Hedy Lamarr dropped out of school when she was 16 to begin her acting career. Her parents did not necessarily approve that decision but more or less supported her. Her father was a wealthy banker in Vienna from the end of WWI to the German occupation of Austria. Hedy’s family had a Jewish background that did not sit well with the Nazis. In the mid-1930s, Lamarr married Friedrich Mandl, the third richest man in Austria, who was a munitions manufacturer. Hedy’s husband thought that she was just a pretty face who attended his parties to wine and dine the men who purchased munitions for Nazi Germany, Fascist Italy, and occupied Austria. He was wrong.

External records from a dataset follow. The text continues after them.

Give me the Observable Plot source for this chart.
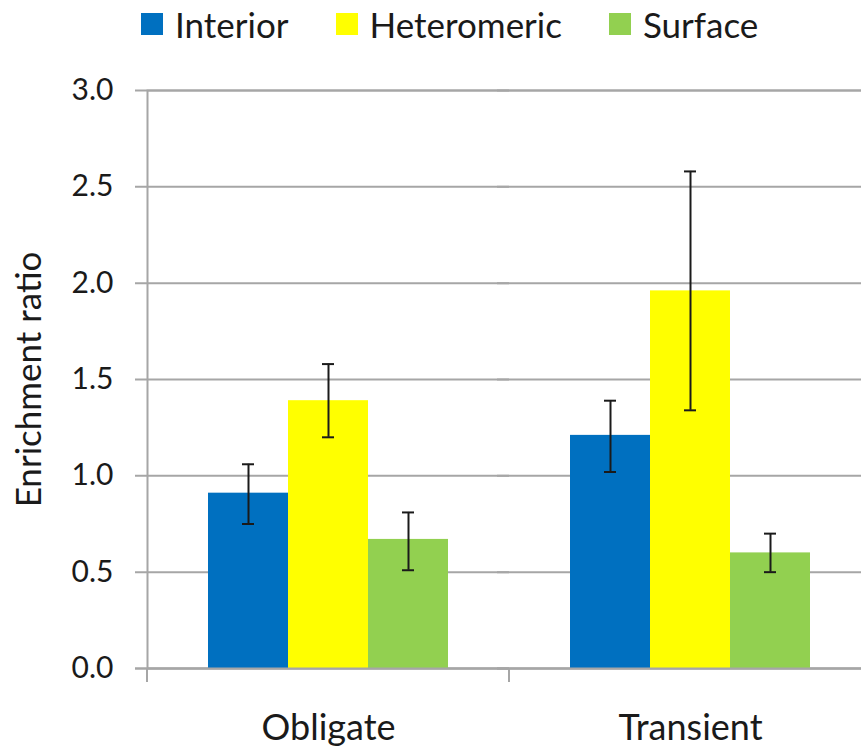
<!DOCTYPE html>
<html>
<head>
<meta charset="utf-8">
<script src="https://cdn.jsdelivr.net/npm/d3@7"></script>
<script src="https://cdn.jsdelivr.net/npm/@observablehq/plot@0.6"></script>
<style>
  html, body { margin: 0; padding: 0; background: #fff; overflow: hidden; }
  body { width: 861px; height: 750px; font-family: Lato, sans-serif; color: #1a1a1a; }
  #legend { display: flex; align-items: center; height: 48px; padding-left: 141px; font-size: 35px; line-height: 1; }
  #legend .item { display: flex; align-items: center; margin-right: 47px; }
  #legend .swatch { width: 22px; height: 22px; margin-right: 12px; }
  #chart svg { display: block; max-width: none; }
</style>
</head>
<body>
<div id="legend"></div>
<div id="chart"></div>
<script>
// Interaction types and residue classes
const categories = ["Obligate", "Transient"];
const series = ["Interior", "Heteromeric", "Surface"];
const colors = ["#0070C0", "#FFFF00", "#92D050"];
const yLabel = "Enrichment ratio";

// Mean enrichment ratio, one array per residue class (Obligate, Transient)
const interior = [0.91, 1.21];
const heteromeric = [1.39, 1.96];
const surface = [0.67, 0.60];

// Error bar bounds (low, high) per class
const interiorLow = [0.75, 1.02];
const interiorHigh = [1.06, 1.39];
const heteromericLow = [1.20, 1.34];
const heteromericHigh = [1.58, 2.58];
const surfaceLow = [0.51, 0.50];
const surfaceHigh = [0.81, 0.70];

const yTicks = [0, 0.5, 1.0, 1.5, 2.0, 2.5, 3.0];

const means = [interior, heteromeric, surface];
const lows = [interiorLow, heteromericLow, surfaceLow];
const highs = [interiorHigh, heteromericHigh, surfaceHigh];

const table = [];
categories.forEach((category, ci) => {
  series.forEach((s, si) => {
    table.push({category, series: s, value: means[si][ci], low: lows[si][ci], high: highs[si][ci]});
  });
});

// Legend
const legend = d3.select("#legend");
series.forEach((s, i) => {
  const item = legend.append("div").attr("class", "item");
  item.append("div").attr("class", "swatch").style("background", colors[i]);
  item.append("span").text(s);
});

const axisGray = "#a6a6a6";

// Short ticks below the category axis at both edges of each facet
function categoryTicks(index, scales, values, dimensions) {
  const {fx} = scales;
  const {height, marginBottom, marginLeft} = dimensions;
  const bottom = height - marginBottom;
  const g = d3.create("svg:g").attr("stroke", axisGray).attr("stroke-width", 2);
  for (const xe of [marginLeft, marginLeft + fx.bandwidth()]) {
    g.append("line").attr("x1", xe).attr("x2", xe).attr("y1", bottom).attr("y2", bottom + 14);
  }
  return g.node();
}

const chart = Plot.plot({
  width: 871,
  height: 702,
  marginTop: 42,
  marginBottom: 82,
  marginLeft: 147,
  marginRight: 0,
  style: {fontFamily: "Lato, sans-serif", fontSize: "30px", color: "#1a1a1a", background: "#fff", overflow: "visible"},
  fx: {domain: categories, padding: 0, label: null, tickSize: 0, tickPadding: 46, axis: "bottom"},
  x: {domain: series, paddingInner: 0, paddingOuter: 0.75, axis: null},
  y: {
    domain: [0, 3],
    ticks: yTicks,
    tickFormat: d3.format(".1f"),
    tickSize: 0,
    tickPadding: 34,
    label: yLabel,
    labelAnchor: "center",
    labelArrow: false,
    labelOffset: 131
  },
  color: {domain: series, range: colors},
  marks: [
    Plot.ruleY(yTicks, {stroke: axisGray, strokeWidth: 2, insetLeft: -12}),
    Plot.frame({facet: "super", stroke: axisGray, strokeWidth: 2}),
    Plot.barY(table, {fx: "category", x: "series", y: "value", fill: "series"}),
    Plot.ruleY([0], {stroke: axisGray, strokeWidth: 2, insetLeft: -12}),
    Plot.ruleX(table, {fx: "category", x: "series", y1: "low", y2: "high", stroke: "#1a1a1a", strokeWidth: 2}),
    Plot.tickY(table, {fx: "category", x: "series", y: "low", stroke: "#1a1a1a", strokeWidth: 2, insetLeft: 34, insetRight: 34}),
    Plot.tickY(table, {fx: "category", x: "series", y: "high", stroke: "#1a1a1a", strokeWidth: 2, insetLeft: 34, insetRight: 34}),
    categoryTicks
  ]
});
// Text colour and the larger sizes of the axis title and category labels
chart.querySelectorAll("text").forEach((t) => {
  t.setAttribute("fill", "#1a1a1a");
  const s = t.textContent.trim();
  if (s.includes("Enrichment")) t.style.fontSize = "35px";
  if (categories.includes(s)) t.style.fontSize = "36px";
});
document.getElementById("chart").append(chart);
</script>
</body>
</html>
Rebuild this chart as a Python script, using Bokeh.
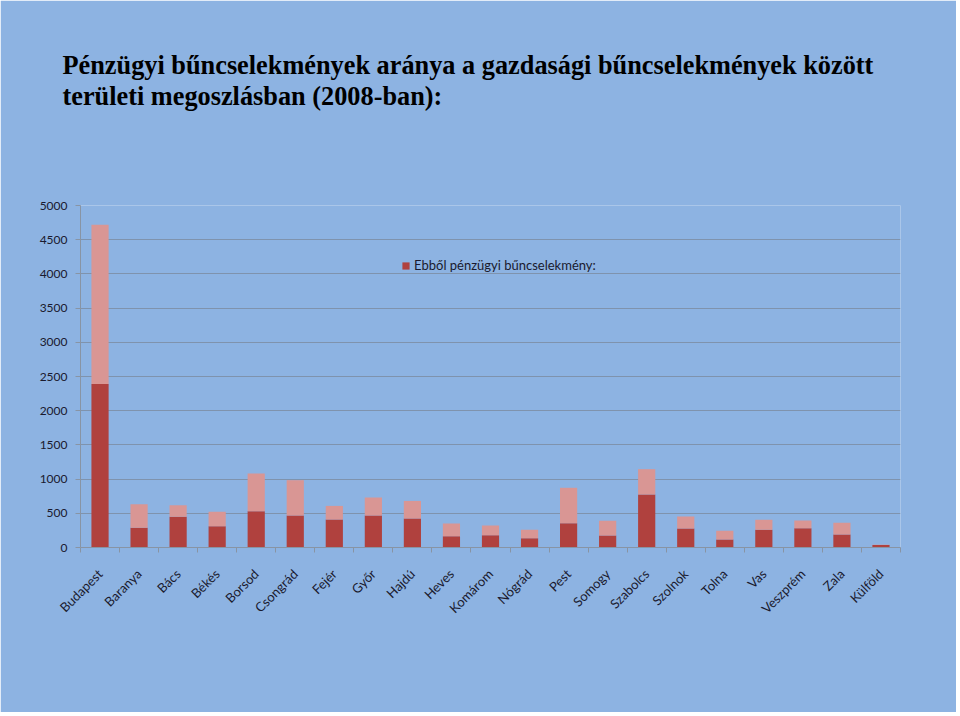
from bokeh.plotting import figure
from bokeh.models import (Range1d, FixedTicker, Legend, LegendItem, Title,
                          ColumnDataSource)
from bokeh.embed import file_html
from bokeh.resources import INLINE
import math

categories = ["Budapest", "Baranya", "Bács", "Békés", "Borsod", "Csongrád",
              "Fejér", "Győr", "Hajdú", "Heves", "Komárom", "Nógrád", "Pest",
              "Somogy", "Szabolcs", "Szolnok", "Tolna", "Vas", "Veszprém",
              "Zala", "Külföld"]
# total economic crimes (gazdasági bűncselekmények)
gazdasagi = [4720, 633, 619, 521, 1082, 984, 608, 731, 681, 351, 322, 259,
             873, 390, 1145, 453, 244, 405, 395, 361, 42]
# of which financial crimes (Ebből pénzügyi bűncselekmény)
penzugyi = [2390, 287, 448, 311, 531, 468, 409, 468, 424, 165, 180, 136,
            355, 175, 775, 278, 117, 259, 282, 190, 36]
y_ticks = [0, 500, 1000, 1500, 2000, 2500, 3000, 3500, 4000, 4500, 5000]

BG = "#8DB3E2"
DARK = "#B0413E"
LIGHT = "#D99694"
GRID = "#7F93AD"
FONT = "Lato"

n = len(categories)
xs = [i + 0.5 for i in range(n)]
rest = [g - f for g, f in zip(gazdasagi, penzugyi)]
src = ColumnDataSource(dict(x=xs, penzugyi=penzugyi, rest=rest,
                            gazdasagi=gazdasagi))

p = figure(width=956, height=712, output_backend="svg", toolbar_location=None,
           x_range=Range1d(0, n), y_range=Range1d(0, 5000),
           min_border_left=80, min_border_right=56, min_border_bottom=165,
           min_border_top=205)
p.background_fill_color = BG
p.border_fill_color = BG
p.outline_line_color = None

p.title.visible = False
# spacer between the plot frame and the title
spacer = Title(text=" ", text_font_size="1px", standoff=91)
p.add_layout(spacer, "above")
t = Title(text="Pénzügyi bűncselekmények aránya a gazdasági bűncselekmények között\nterületi megoszlásban (2008-ban):",
          text_font="Liberation Serif", text_font_style="bold",
          text_font_size="26.3px", text_color="#000000", align="left",
          offset=-18, standoff=0, text_line_height=1.08)
p.add_layout(t, "above")

r = p.vbar_stack(["penzugyi", "rest"], x="x", width=0.44, source=src,
                 color=[DARK, LIGHT], line_color=None)

legend = Legend(items=[LegendItem(label="Ebből pénzügyi bűncselekmény:",
                                  renderers=[r[0]])],
                location=(321, 274), background_fill_alpha=0,
                border_line_color=None, glyph_width=9, glyph_height=9,
                label_text_font=FONT, label_text_font_size="13px",
                label_text_color="#1a1a2e", label_standoff=4, padding=2,
                margin=0)
p.add_layout(legend, "center")

# y axis
p.yaxis.ticker = FixedTicker(ticks=y_ticks)
p.yaxis.axis_line_color = "#8894A4"
p.yaxis.major_tick_line_color = "#8894A4"
p.yaxis.major_tick_out = 5
p.yaxis.major_tick_in = 0
p.yaxis.minor_tick_line_color = None
p.yaxis.major_label_text_font = FONT
p.yaxis.major_label_text_font_size = "12px"
p.yaxis.major_label_text_color = "#1a1a2e"
p.yaxis.major_label_standoff = 8

# x axis: labels at centres, ticks at boundaries
p.xaxis.ticker = FixedTicker(ticks=xs, minor_ticks=list(range(n + 1)))
p.xaxis.major_label_overrides = {x: c for x, c in zip(xs, categories)}
p.xaxis.major_tick_line_color = None
p.xaxis.minor_tick_line_color = "#8894A4"
p.xaxis.minor_tick_out = 5
p.xaxis.minor_tick_in = 0
p.xaxis.axis_line_color = "#8894A4"
p.xaxis.major_label_orientation = math.pi / 4
p.xaxis.major_label_text_font = FONT
p.xaxis.major_label_text_font_size = "13px"
p.xaxis.major_label_text_color = "#1a1a2e"
p.xaxis.major_label_standoff = 18

p.xgrid.grid_line_color = None
p.ygrid.grid_line_color = GRID
p.ygrid.grid_line_width = 1.2

open("out.html", "w").write(file_html(p, INLINE))
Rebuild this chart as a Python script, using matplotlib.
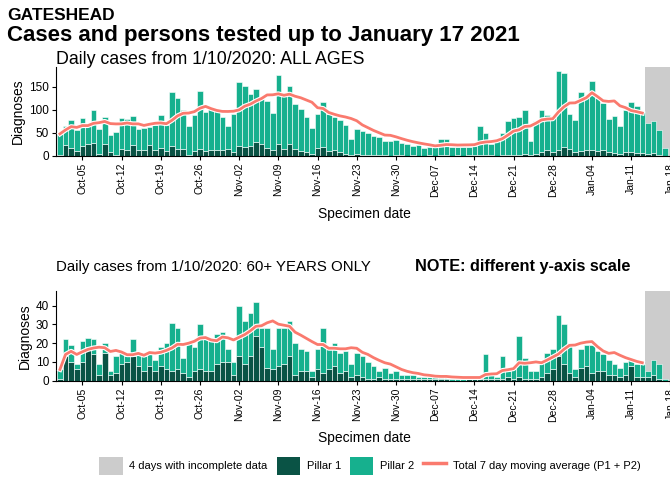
import numpy as np
import pandas as pd
import matplotlib
matplotlib.use("Agg")
import matplotlib.pyplot as plt
import matplotlib.patheffects as pe
from matplotlib.patches import Patch
from matplotlib.lines import Line2D

plt.rcParams["font.family"] = ["Liberation Sans", "DejaVu Sans"]

# Specimen dates 1 Oct 2020 - 17 Jan 2021
dates = pd.date_range("2020-10-01", "2021-01-17")
tick_labels = ["Oct-05", "Oct-12", "Oct-19", "Oct-26", "Nov-02", "Nov-09", "Nov-16",
               "Nov-23", "Nov-30", "Dec-07", "Dec-14", "Dec-21", "Dec-28", "Jan-04",
               "Jan-11", "Jan-18"]
incomplete_days = 4

# All ages: total (P1 + P2) and Pillar 1
all_total = [48, 65, 78, 57, 82, 66, 100, 58, 84, 45, 52, 83, 80, 86,
             58, 60, 63, 67, 88, 68, 138, 125, 100, 66, 88, 140, 96, 104,
             98, 85, 65, 92, 160, 152, 135, 145, 124, 119, 94, 175, 130, 152,
             113, 101, 85, 60, 92, 118, 92, 85, 77, 68, 37, 58,
             55, 50, 43, 42, 33, 33, 35, 28, 25, 22, 24, 17, 19, 19, 37, 36,
             19, 19, 19, 20, 22, 64, 50, 25, 32, 50, 75, 82, 84, 100,
             32, 75, 100, 88, 86, 185, 180, 90, 78, 138, 128, 162, 126, 116,
             80, 86, 64, 100, 118, 109, 95, 72, 75, 57, 17]
all_p1 = [3, 24, 18, 10, 21, 25, 28, 5, 25, 8, 3, 15, 12, 24,
          12, 12, 23, 14, 18, 10, 22, 15, 15, 3, 10, 16, 10, 14,
          13, 12, 15, 8, 22, 20, 22, 30, 25, 18, 12, 25, 15, 25,
          15, 10, 8, 5, 18, 20, 10, 12, 8, 5, 2, 5,
          3, 2, 2, 3, 2, 1, 2, 2, 1, 2, 1, 1, 2, 1, 2, 2,
          1, 2, 1, 2, 2, 3, 2, 2, 1, 2, 3, 2, 3, 4,
          2, 4, 8, 12, 8, 14, 20, 15, 8, 10, 12, 12, 10, 12,
          8, 6, 5, 9, 9, 7, 6, 4, 6, 3, 1]

# 60+ years: total (P1 + P2) and Pillar 1
old_total = [6, 22, 19, 9, 21, 23, 22, 9, 20, 5, 13, 15, 13, 22,
             14, 13, 15, 11, 18, 20, 31, 28, 12, 20, 18, 30, 22, 22,
             25, 26, 17, 10, 40, 32, 36, 42, 28, 28, 17, 28, 28, 32,
             20, 17, 16, 5, 17, 28, 18, 20, 15, 16, 9, 15,
             13, 10, 8, 5, 7, 4, 5, 3, 3, 3, 2, 2, 2, 2, 2, 3,
             1, 1, 1, 2, 2, 2, 14, 3, 2, 13, 5, 6, 24, 12,
             5, 5, 10, 15, 17, 35, 30, 20, 6, 17, 19, 19, 16, 14,
             11, 9, 7, 10, 12, 9, 9, 5, 11, 9, 1]
old_p1 = [1, 13, 10, 6, 10, 18, 14, 3, 15, 3, 4, 9, 10, 13,
          8, 5, 8, 5, 8, 6, 5, 6, 4, 2, 5, 6, 5, 5,
          9, 10, 10, 3, 13, 9, 13, 24, 18, 7, 6, 8, 9, 13,
          3, 5, 5, 2, 6, 4, 6, 8, 4, 5, 2, 3,
          2, 1, 1, 2, 1, 1, 1, 1, 1, 1, 1, 1, 1, 1, 1, 1,
          0, 0, 0, 1, 1, 1, 1, 1, 1, 1, 2, 1, 2, 1,
          1, 1, 2, 4, 6, 13, 9, 4, 2, 7, 8, 4, 5, 5,
          3, 3, 2, 3, 8, 2, 2, 2, 3, 1, 0]

C_P1 = "#0a5345"
C_P2 = "#16b08e"
C_MA = "#fa7a6e"
C_GREY = "#cccccc"

W, H = 670, 483
fig = plt.figure(figsize=(W / 100, H / 100), dpi=100)


def px_axes(left, top, right, bottom):
    return fig.add_axes([left / W, 1 - bottom / H, (right - left) / W, (bottom - top) / H])


def draw_panel(ax, total, p1, ymax, yticks):
    total = np.array(total, dtype=float)
    p1 = np.array(p1, dtype=float)
    p2 = total - p1
    x = np.arange(len(dates))
    ma = pd.Series(total).rolling(7, min_periods=1).mean().to_numpy()
    n_ok = len(dates) - incomplete_days

    ax.axvspan(n_ok - 0.5, len(dates) + 2, color=C_GREY, lw=0, zorder=0)
    ax.bar(x, p1, width=1.0, color=C_P1, edgecolor="white", linewidth=0.4, zorder=2)
    ax.bar(x, p2, width=1.0, bottom=p1, color=C_P2, edgecolor="white", linewidth=0.4, zorder=2)
    ax.plot(x[:n_ok], ma[:n_ok], color=C_MA, lw=2.0, zorder=3,
            path_effects=[pe.Stroke(linewidth=3.6, foreground="white"), pe.Normal()])

    ax.set_xlim(-0.7, 109.3)
    ax.set_ylim(0, ymax)
    ax.set_yticks(yticks)
    ticks = [i for i, d in enumerate(pd.date_range("2020-10-01", periods=110)) if d.dayofweek == 0]
    ax.set_xticks(ticks)
    ax.set_xticklabels(tick_labels, rotation=90, fontsize=7.5)
    ax.tick_params(axis="y", labelsize=8.5, length=3, pad=2)
    ax.tick_params(axis="x", length=3, pad=2)
    for s in ["top", "right"]:
        ax.spines[s].set_visible(False)
    ax.set_ylabel("Diagnoses", fontsize=10, labelpad=3)
    ax.set_xlabel("Specimen date", fontsize=10, labelpad=7)


ax1 = px_axes(56, 67, 672, 156)
draw_panel(ax1, all_total, all_p1, 193, [0, 50, 100, 150])
ax2 = px_axes(56, 291, 672, 380.7)
draw_panel(ax2, old_total, old_p1, 47.8, [0, 10, 20, 30, 40])

fig.text(7 / W, 1 - 15 / H, "GATESHEAD", fontsize=12.5, fontweight="bold", va="center")
fig.text(7 / W, 1 - 35 / H, "Cases and persons tested up to January 17 2021",
         fontsize=16, fontweight="bold", va="center")
fig.text(56 / W, 1 - 60 / H, "Daily cases from 1/10/2020: ALL AGES", fontsize=12.75, va="center")
fig.text(56 / W, 1 - 267 / H, "Daily cases from 1/10/2020: 60+ YEARS ONLY", fontsize=10.8, va="center")
fig.text(415 / W, 1 - 267 / H, "NOTE: different y-axis scale", fontsize=11.7,
         fontweight="bold", va="center")

handles = [Patch(facecolor=C_GREY, edgecolor="none"),
           Patch(facecolor=C_P1, edgecolor="none"),
           Patch(facecolor=C_P2, edgecolor="none"),
           Line2D([], [], color=C_MA, lw=2.5)]
labels = ["4 days with incomplete data", "Pillar 1", "Pillar 2",
          "Total 7 day moving average (P1 + P2)"]
fig.legend(handles, labels, loc="center", bbox_to_anchor=(370 / W, 1 - 466 / H), ncol=4,
           frameon=False, fontsize=8, handlelength=2.1, handleheight=2.2,
           columnspacing=0.8, handletextpad=0.6)

fig.savefig("out.png", dpi=100)
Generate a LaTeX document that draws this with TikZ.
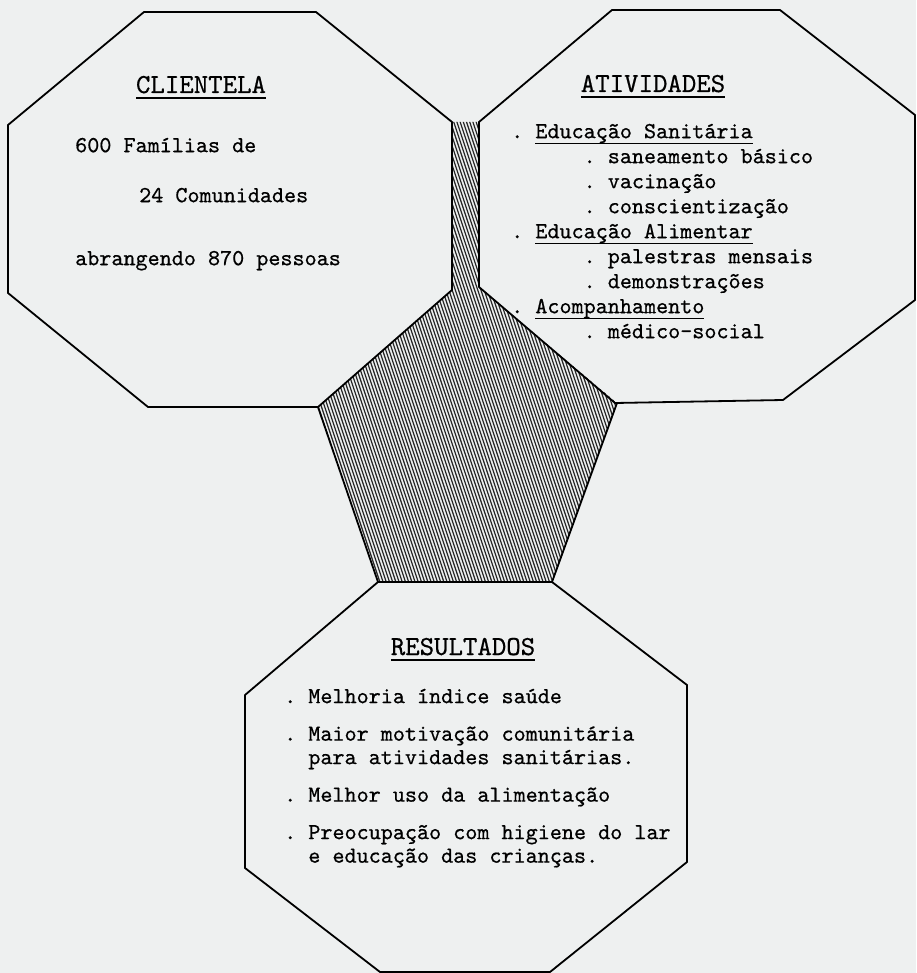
\documentclass[tikz,border=0pt]{standalone}
\usepackage{fontspec}
\setmonofont{lmmono10-regular.otf}[FakeBold=0.6]
\usetikzlibrary{positioning}

\definecolor{paper}{RGB}{238,240,240}
\newcommand{\bodyfont}{\ttfamily\fontsize{23}{25}\selectfont\frenchspacing}
\newcommand{\headfont}{\ttfamily\fontsize{27.5}{30}\selectfont}
\newcommand{\ulin}[1]{\setbox0=\hbox{#1}\rlap{\rule[-6pt]{\wd0}{1.6pt}}\box0}
\newcommand{\indt}{\hspace*{3.15em}}

\tikzset{
  octo/.style={draw=black, line width=1.8pt, line join=round},
  hatch/.style={line width=1.2pt, black!85},
  head/.style={inner sep=0pt, anchor=base, font=\headfont},
  body/.style={inner sep=0pt, anchor=north west, font=\bodyfont}
}

\begin{document}
\begin{tikzpicture}[x=1pt, y=-1pt]
\fill[paper] (0,0) rectangle (916,973);
\useasboundingbox (0,0) rectangle (916,973);

% shaded junction
\begin{scope}
  \clip (452,122) -- (452,290) -- (318,407) -- (378,582) -- (552,582)
        -- (617,403) -- (479,287) -- (479,122) -- cycle;
  \foreach \i in {0,...,112}
    \draw[hatch] (200+3.2*\i,100) -- ++(180,540);
\end{scope}

% octagons
\draw[octo] (144,12) -- (316,12) -- (452,122) -- (452,290) -- (318,407)
  -- (148,407) -- (8,293) -- (8,125) -- cycle;
\draw[octo] (612,10) -- (780,10) -- (915,115) -- (915,300) -- (783,400)
  -- (615,403) -- (479,287) -- (479,122) -- cycle;
\draw[octo] (378,582) -- (552,582) -- (687,685) -- (687,862) -- (550,972)
  -- (380,972) -- (245,868) -- (245,695) -- cycle;
\draw[octo] (318,407) -- (378,582);
\draw[octo] (617,403) -- (552,582);

% clientela
\node[head] (hcli) at (201,93) {\ulin{CLIENTELA}};
\node[body] (cli) at (75,134.5) {
  \parbox{330pt}{\strut 600 Famílias de\\[25pt]
    \hspace*{64pt}24 Comunidades\\[38pt]
    abrangendo 870 pessoas}
};

% atividades
\node[head] (hati) at (653,92) {\ulin{ATIVIDADES}};
\node[body] (ati) at (511,120.5) {
  \parbox{380pt}{\strut . \ulin{Educação Sanitária}\\
    \indt. saneamento básico\\
    \indt. vacinação\\
    \indt. conscientização\\
    . \ulin{Educação Alimentar}\\
    \indt. palestras mensais\\
    \indt. demonstrações\\
    . \ulin{Acompanhamento}\\
    \indt. médico-social}
};

% resultados
\node[head] (hres) at (463,655) {\ulin{RESULTADOS}};
\node[body, font=\bodyfont\fontsize{23}{23.5}\selectfont] (res) at (284,686.5) {
  \parbox{420pt}{\strut . Melhoria índice saúde\\[14pt]
    . Maior motivação comunitária\\
    \hspace*{1.05em}para atividades sanitárias.\\[14pt]
    . Melhor uso da alimentação\\[14pt]
    . Preocupação com higiene do lar\\
    \hspace*{1.05em}e educação das crianças.}
};
\end{tikzpicture}
\end{document}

Hedy was soon bored with her husband and their lifestyle. She quit Europe and Friedrich in the late 1930s and moved to Hollywood. There she met George Antheil, a controversial American composer. They teamed up to patent the jam-proof, spread spectrum remote control that is one the bases for today’s GPS, cell phone, and Blue Tooth technology.
They tried to sell their idea to the US Navy for use with torpedoes just before Pearl Harbor. The Navy was not interested despite the fact that 60% of their torpedoes either missed their targets or failed to explode. Hedy also held several other patents for commercial use. It was not until 1997 that the scientific community finally recognized her for her accomplishments.